Je connais un maçon qui a quatre vingt huit ans. Il a commencé son métier à quatorze ans, et même à son âge aujourd'hui il a toujours les mains d'un artiste. On ne peut pas se tromper, car c'est un vrai artiste. Il le sera tant qu'il vivra. Il a toujours fait son métier avec amour et engagement. De le regarder travailler, tailler la pierre- qu'il fait toujours d'ailleurs- est une joie. (Matière à réflexion pour ceux déjà quasi mort, ceux et celles qui donnent tant d'importance à la période où ils ne comptent plus travailler).
Bien évidemment la cuisine est aussi un art, non pas nécessairement dans l'aspect pictural des résultats, comme, par exemple, un petit pois situé bien esthétiquement à côté d'un coulis de crème de balsamique étalé avec panache et précision, mais dans ses résultats entiers, y compris un vrai panache d'odeur et de générosité qui ne pourrait que réjouir le palais.

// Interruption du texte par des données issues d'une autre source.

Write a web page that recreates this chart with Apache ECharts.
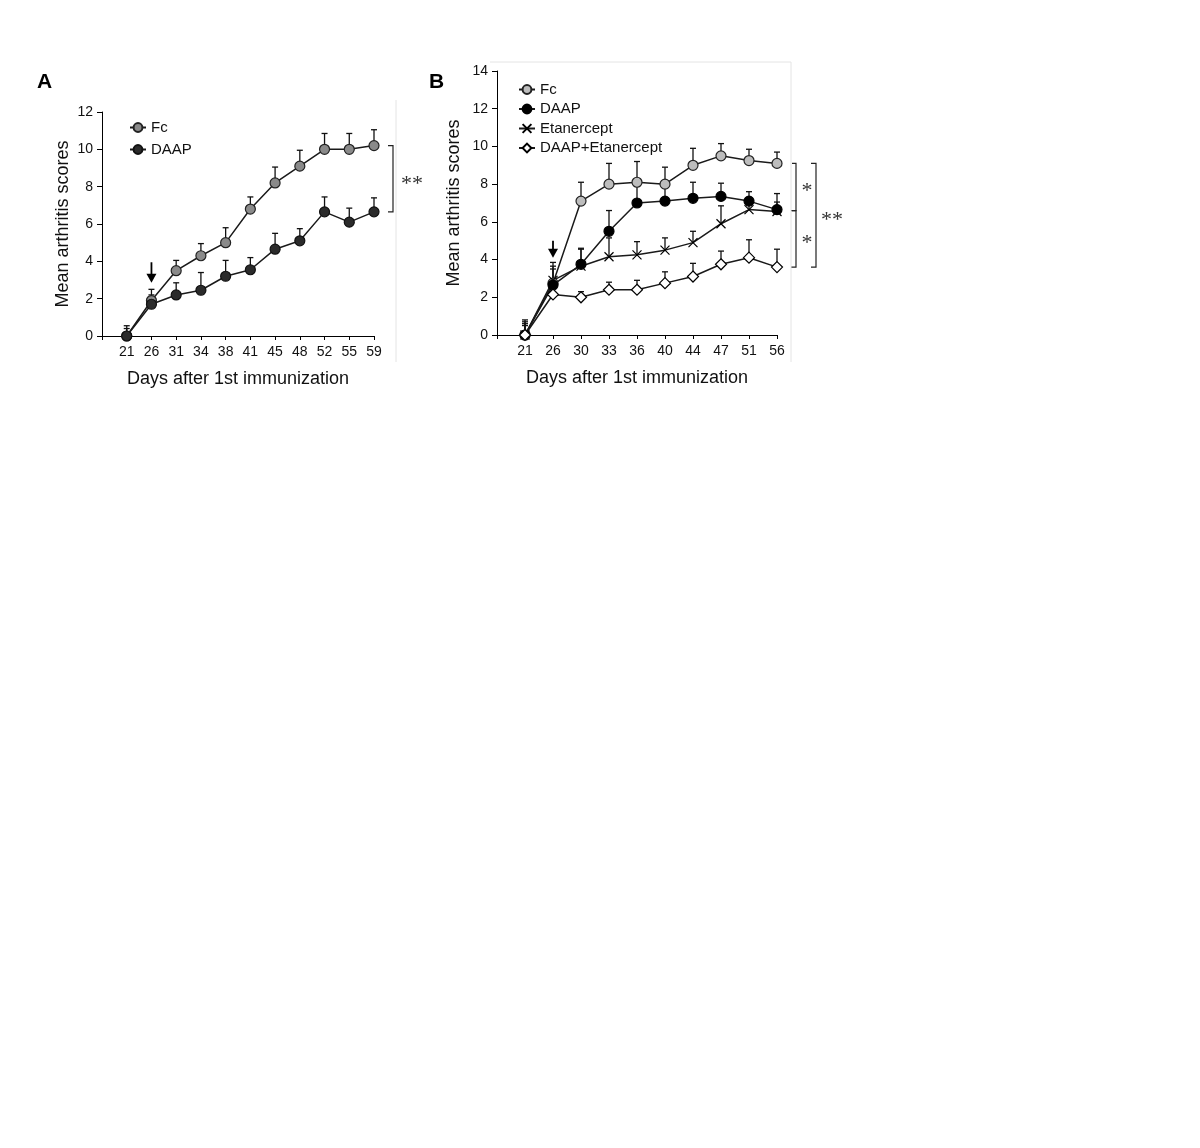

Parfois, mais pas très souvent, on voir des chef-d'œuvres de publicité à la télé. Ils sont alors souvent mieux que les produits qu'ils sont censés promouvoir. C'est encore de l'art.
Je me rappelle d'un film qui s'appelait Walk on the Wild Side. En fait je n'ai aucun souvenir du film même, mais je me rappellerais toujours des titres de l'introduction.
Le caméra suit la silhouette d'un chat, son trajet au long d'un trottoir de banlieue américaine. Il marche à côté, et parfois à travers des lattes manquantes, d'une palissade en bois dilapidée. Une musique accompagne parfaitement ses pas félins subtils. Je me rappelle même qui en était l'auteur.
Du film donc je ne me rappelle plus de rien, mais ce chef-d'œuvre d'introduction (de Saul Bass) m'avait fait une impression inoubliable.
Il y a bien entendu beaucoup de chef-d'œuvres en tant que films. Tellement d'ailleurs qu'il ne serait pas juste de citer quelques uns sans essayer de les nommer tous. Mais il serait malhonnête de ne pas reconnaître que la majorité sont produits aux Etats Unis. Et s'il faut beaucoup d'argent pour faire un bon film, inutile d'ajouter qu'il n'est jamais le critère principal.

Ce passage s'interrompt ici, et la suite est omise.